03.21.2011 Policy Points

The Stigma of Unemployment

Naked Capitalism can’t understand why Americans who lose jobs “become pariahs in the job market.”

I think there have been significant second-order effects as a result of a restructuring of the American workplace by employer who like to claim that “employees are our most important asset”: but really treat them as expenses to be minimized, ruthlessly. One is the way unemployment quickly becomes a barrier to getting a job again. There has always been bit of a stigma surrounding unemployment, since the concern is that the individual lost his job for performance reasons, as opposed to bad luck …

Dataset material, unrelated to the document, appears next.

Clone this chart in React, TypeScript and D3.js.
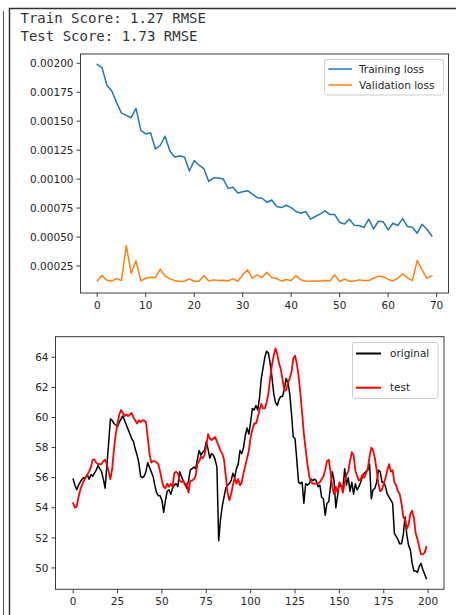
import React from "react";
import * as d3 from "d3";

// Loss history per training epoch
const epochs = d3.range(70);
const trainLoss = [
  0.00199, 0.00196, 0.00181, 0.00176, 0.00166, 0.00157, 0.00155, 0.00153, 0.00161, 0.00142,
  0.00139, 0.0014, 0.00126, 0.00129, 0.00137, 0.00124, 0.00119, 0.0012, 0.00119, 0.00107,
  0.00116, 0.00112, 0.00109, 0.00098, 0.00101, 0.00101, 0.001, 0.00092, 0.00093, 0.00088,
  0.00089, 0.0009, 0.00087, 0.00084, 0.000835, 0.0008, 0.00082, 0.000763, 0.000754, 0.000774,
  0.000754, 0.00072, 0.000705, 0.00072, 0.000654, 0.000677, 0.0007, 0.000726, 0.000694, 0.000694,
  0.000625, 0.000613, 0.000654, 0.000602, 0.000599, 0.000582, 0.000654, 0.00057, 0.000636, 0.000631,
  0.000562, 0.000619, 0.000599, 0.000659, 0.00059, 0.000585, 0.000533, 0.00061, 0.000567, 0.00051,
];
const valLoss = [
  0.000121, 0.000167, 0.000127, 0.000121, 0.000141, 0.000124, 0.000426, 0.000188, 0.000294, 0.000121,
  0.000144, 0.000153, 0.00015, 0.000222, 0.000162, 0.000139, 0.000124, 0.000116, 0.000118, 0.000139,
  0.000118, 0.000118, 0.000167, 0.000121, 0.00013, 0.000124, 0.000127, 0.000121, 0.000139, 0.000118,
  0.000173, 0.000216, 0.000144, 0.000173, 0.00015, 0.000196, 0.00015, 0.000141, 0.000121, 0.000133,
  0.000124, 0.000167, 0.00013, 0.000121, 0.000118, 0.000121, 0.000121, 0.000124, 0.000121, 0.000173,
  0.000116, 0.000136, 0.000118, 0.000121, 0.00013, 0.000124, 0.000124, 0.000144, 0.000162, 0.000156,
  0.000136, 0.000121, 0.000144, 0.000182, 0.000147, 0.000124, 0.000297, 0.000216, 0.000144, 0.000164,
];
const lossXTicks = [0, 10, 20, 30, 40, 50, 60, 70];
const lossYTicks = [0.00025, 0.0005, 0.00075, 0.001, 0.00125, 0.0015, 0.00175, 0.002];

// Price series: actual values and model predictions on the test window
const original = [
  55.9, 55.5, 55.2, 55.5, 55.7, 55.9, 56.0, 56.0, 56.2, 55.9,
  56.2, 56.1, 56.3, 56.5, 56.8, 56.6, 56.4, 55.9, 55.3, 56.8,
  58.3, 59.9, 59.8, 59.6, 59.5, 59.4, 59.7, 59.9, 60.1, 59.8,
  59.5, 59.2, 58.9, 58.6, 58.4, 57.9, 57.5, 57.0, 56.1, 56.0,
  56.1, 56.4, 57.0, 56.7, 56.4, 56.1, 55.5, 55.0, 54.8, 54.8,
  54.5, 53.7, 54.5, 55.1, 55.2, 54.9, 55.3, 55.5, 55.6, 55.4,
  56.4, 56.1, 55.8, 55.6, 55.3, 55.8, 56.5, 56.6, 56.7, 56.6,
  57.2, 57.8, 57.5, 57.7, 57.8, 58.4, 57.9, 57.3, 57.6, 57.5,
  57.2, 56.7, 51.8, 53.2, 54.1, 54.7, 55.3, 55.5, 55.6, 55.8,
  56.3, 56.0, 56.6, 56.9, 57.8, 57.6, 58.0, 58.8, 59.3, 58.9,
  59.7, 60.6, 60.5, 60.8, 60.5, 61.3, 62.6, 63.3, 64.0, 64.4,
  64.3, 63.6, 62.7, 61.6, 61.0, 60.8, 61.2, 61.4, 61.4, 61.9,
  62.6, 62.3, 61.6, 60.3, 58.7, 58.6, 57.2, 55.7, 55.6, 55.7,
  54.3, 55.6, 55.5, 55.6, 55.9, 55.8, 55.9, 55.8, 55.4, 55.5,
  54.7, 54.6, 53.5, 54.3, 54.4, 55.4, 56.4, 55.8, 54.0, 54.8,
  55.6, 55.4, 55.3, 56.6, 55.5, 56.0, 55.1, 55.7, 54.9, 55.6,
  55.2, 55.4, 55.7, 56.1, 56.3, 56.4, 56.5, 56.9, 54.6, 55.2,
  55.3, 55.7, 56.5, 56.4, 55.7, 55.7, 55.4, 54.9, 54.7, 54.5,
  54.3, 52.3, 52.1, 51.9, 51.6, 51.6, 52.2, 53.4, 52.2, 51.5,
  51.2, 50.3, 49.8, 49.8, 49.7, 50.1, 50.3, 49.9, 49.6, 49.3,
];
const test = [
  54.3, 54.0, 54.1, 54.7, 55.2, 55.5, 55.8, 56.0, 56.2, 56.4,
  56.7, 57.2, 57.2, 57.0, 56.9, 56.9, 56.9, 57.1, 57.2, 56.9,
  56.4, 55.9, 56.6, 57.9, 58.9, 59.6, 60.2, 60.5, 60.3, 60.1,
  60.2, 60.1, 60.2, 60.3, 60.0, 59.8, 59.6, 59.8, 59.7, 59.8,
  59.8, 59.7, 58.7, 57.6, 57.0, 57.1, 57.1, 57.0, 56.9, 56.4,
  55.8, 55.4, 55.3, 55.6, 55.4, 55.6, 55.4, 56.3, 56.4, 56.3,
  55.8, 55.7, 55.8, 55.5, 55.6, 55.0, 55.8, 55.8, 55.9, 56.1,
  56.9, 57.1, 57.4, 57.3, 57.5, 58.1, 58.9, 58.6, 58.5, 58.6,
  58.7, 58.4, 58.1, 57.8, 57.6, 57.2, 56.1, 55.0, 54.5, 54.9,
  55.5, 56.0, 55.6, 55.9, 55.5, 55.7, 56.3, 56.8, 57.3, 57.8,
  58.7, 59.2, 59.6, 59.6, 60.0, 60.5, 60.9, 60.6, 60.6, 61.0,
  61.6, 62.6, 63.5, 64.1, 64.6, 64.2, 63.6, 63.2, 62.5, 61.8,
  61.8, 62.3, 62.6, 63.0, 63.9, 64.1, 63.6, 62.8, 61.6, 60.3,
  58.9, 57.9, 56.9, 56.1, 55.7, 55.6, 55.6, 55.6, 55.6, 55.7,
  55.9, 56.1, 56.5, 57.1, 57.2, 56.4, 55.4, 54.9, 55.4, 55.0,
  55.7, 55.5, 55.0, 55.7, 56.2, 56.4, 57.1, 57.7, 57.5, 56.5,
  56.1, 55.8, 55.9, 56.2, 56.0, 56.3, 56.6, 57.4, 58.0, 57.8,
  57.3, 56.5, 55.6, 55.1, 55.2, 55.6, 56.0, 56.5, 56.9, 56.4,
  56.5, 55.7, 55.5, 55.1, 54.9, 54.3, 53.4, 53.2, 52.6, 52.9,
  53.6, 53.8, 53.3, 52.3, 51.9, 51.4, 50.9, 50.9, 51.0, 51.4,
];
const priceXTicks = [0, 25, 50, 75, 100, 125, 150, 175, 200];
const priceYTicks = [50, 52, 54, 56, 58, 60, 62, 64];

const scoreLines = ["Train Score: 1.27 RMSE", "Test Score: 1.73 RMSE"];

const FONT = "'DejaVu Sans', sans-serif";
const TICK_COLOR = "#262626";
const SPINE = "#3a3a3a";

type Series = { name: string; values: number[]; color: string; width: number };

function Panel(props: {
  box: { left: number; right: number; top: number; bottom: number };
  xDomain: [number, number];
  yDomain: [number, number];
  xTicks: number[];
  yTicks: number[];
  yFormat: (v: number) => string;
  series: Series[];
  legend: { x: number; y: number; w: number; h: number; rows: number[]; lineX: [number, number]; textX: number; lineWidth: number };
}) {
  const { box, series, legend } = props;
  const x = d3.scaleLinear().domain(props.xDomain).range([box.left, box.right]);
  const y = d3.scaleLinear().domain(props.yDomain).range([box.bottom, box.top]);
  const clipId = `clip-${Math.round(box.top)}`;
  return (
    <g>
      <defs>
        <clipPath id={clipId}>
          <rect x={box.left} y={box.top} width={box.right - box.left} height={box.bottom - box.top} />
        </clipPath>
      </defs>
      <g clipPath={`url(#${clipId})`}>
        {series.map((s) => {
          const line = d3
            .line<number>()
            .x((_, i) => x(i))
            .y((d) => y(d));
          return (
            <path
              key={s.name}
              d={line(s.values) ?? ""}
              fill="none"
              stroke={s.color}
              strokeWidth={s.width}
              strokeLinejoin="round"
              strokeLinecap="square"
            />
          );
        })}
      </g>
      <rect
        x={box.left}
        y={box.top}
        width={box.right - box.left}
        height={box.bottom - box.top}
        fill="none"
        stroke={SPINE}
        strokeWidth={1}
      />
      {props.xTicks.map((t) => (
        <g key={`x${t}`} transform={`translate(${x(t)},${box.bottom})`}>
          <line y1={0} y2={4} stroke={SPINE} strokeWidth={1} />
          <text y={8} dy="0.76em" textAnchor="middle" fontSize={10.5} fontFamily={FONT} fill={TICK_COLOR}>
            {t}
          </text>
        </g>
      ))}
      {props.yTicks.map((t) => (
        <g key={`y${t}`} transform={`translate(${box.left},${y(t)})`}>
          <line x1={0} x2={-4} stroke={SPINE} strokeWidth={1} />
          <text x={-7} dy="0.35em" textAnchor="end" fontSize={10.5} fontFamily={FONT} fill={TICK_COLOR}>
            {props.yFormat(t)}
          </text>
        </g>
      ))}
      <rect
        x={legend.x}
        y={legend.y}
        width={legend.w}
        height={legend.h}
        rx={2.5}
        fill="#ffffff"
        fillOpacity={0.85}
        stroke="#cccccc"
        strokeWidth={1}
      />
      {series.map((s, i) => (
        <g key={`lg${s.name}`}>
          <line
            x1={legend.lineX[0]}
            x2={legend.lineX[1]}
            y1={legend.rows[i]}
            y2={legend.rows[i]}
            stroke={s.color}
            strokeWidth={legend.lineWidth}
          />
          <text
            x={legend.textX}
            y={legend.rows[i]}
            dy="0.35em"
            fontSize={10.5}
            fontFamily={FONT}
            fill={TICK_COLOR}
          >
            {s.name}
          </text>
        </g>
      ))}
    </g>
  );
}

export default function App() {
  const lossFmt = d3.format(".5f");
  return (
    <svg
      width={456}
      height={615}
      viewBox="0 0 456 615"
      style={{ position: "absolute", left: 0, top: 0, background: "#ffffff" }}
    >
      {/* notebook cell frame */}
      <line x1={3.5} x2={3.5} y1={11} y2={615} stroke="#555" strokeWidth={1} />
      <path d="M9.5,615 V8.5 H456" fill="none" stroke="#333" strokeWidth={1.5} />

      {scoreLines.map((s, i) => (
        <text
          key={s}
          x={20.5}
          y={23 + i * 17.5}
          fontSize={14}
          fontFamily="'DejaVu Sans Mono', monospace"
          fill="#333"
          style={{ whiteSpace: "pre" }}
        >
          {s}
        </text>
      ))}

      <Panel
        box={{ left: 80.5, right: 448.5, top: 54, bottom: 293 }}
        xDomain={[-3.45, 72.45]}
        yDomain={[0.0000167, 0.00208]}
        xTicks={lossXTicks}
        yTicks={lossYTicks}
        yFormat={lossFmt}
        series={[
          { name: "Training loss", values: trainLoss.slice(0, epochs.length), color: "#1f77b4", width: 1.5 },
          { name: "Validation loss", values: valLoss.slice(0, epochs.length), color: "#ff7f0e", width: 1.5 },
        ]}
        legend={{ x: 324.5, y: 59.5, w: 119, h: 35.5, rows: [69, 85], lineX: [328.5, 352], textX: 359, lineWidth: 1.5 }}
      />

      <Panel
        box={{ left: 55.5, right: 444, top: 336.7, bottom: 589.3 }}
        xDomain={[-9.95, 208.95]}
        yDomain={[48.58, 65.37]}
        xTicks={priceXTicks}
        yTicks={priceYTicks}
        yFormat={(v) => String(v)}
        series={[
          { name: "original", values: original, color: "#000000", width: 1.5 },
          { name: "test", values: test, color: "#ff0000", width: 1.8 },
        ]}
        legend={{ x: 352.5, y: 342.5, w: 85.5, h: 56, rows: [353.5, 387.7], lineX: [356, 381], textX: 390, lineWidth: 2 }}
      />
    </svg>
  );
}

But I’ve seen the bias become far more ingrained over time, reinforced and rationalized by the bizarre way that companies now spec jobs. Whereas in the stone ages they’d hire a competent-seeming individual with some relevant experience, they now look for people who have done exactly the same job at a similar company. This overly narrow hiring spec then leads to absurd, widespread complaint that companies can’t find people with the right skills. That’s bunk. As Dean Baker has pointed out repeatedly, it means they need to pay more, or as I’d suggest, they need to broaden their horizon a tad. The idea that people need a lot of costly training is in most cases grossly exaggerated, a convenient “whocoulddanode” for manager who are quick to fire people and then discover when they want to gear back up that there are costs of brining new workers on, no matter how hard they try to minimize them.

The post concludes

So this “skills” meme is basically an excuse for bad policy and lazy management. It allows for the rationalization of outcomes that would have been seen as unacceptable in the Reagan era. And it’s hard to pin this development on the Fed. This weakening of the position of workers is the result of both deliberate action and misguided economics frameworks. It’s time to take aim at the ideology, not just some of its key followers.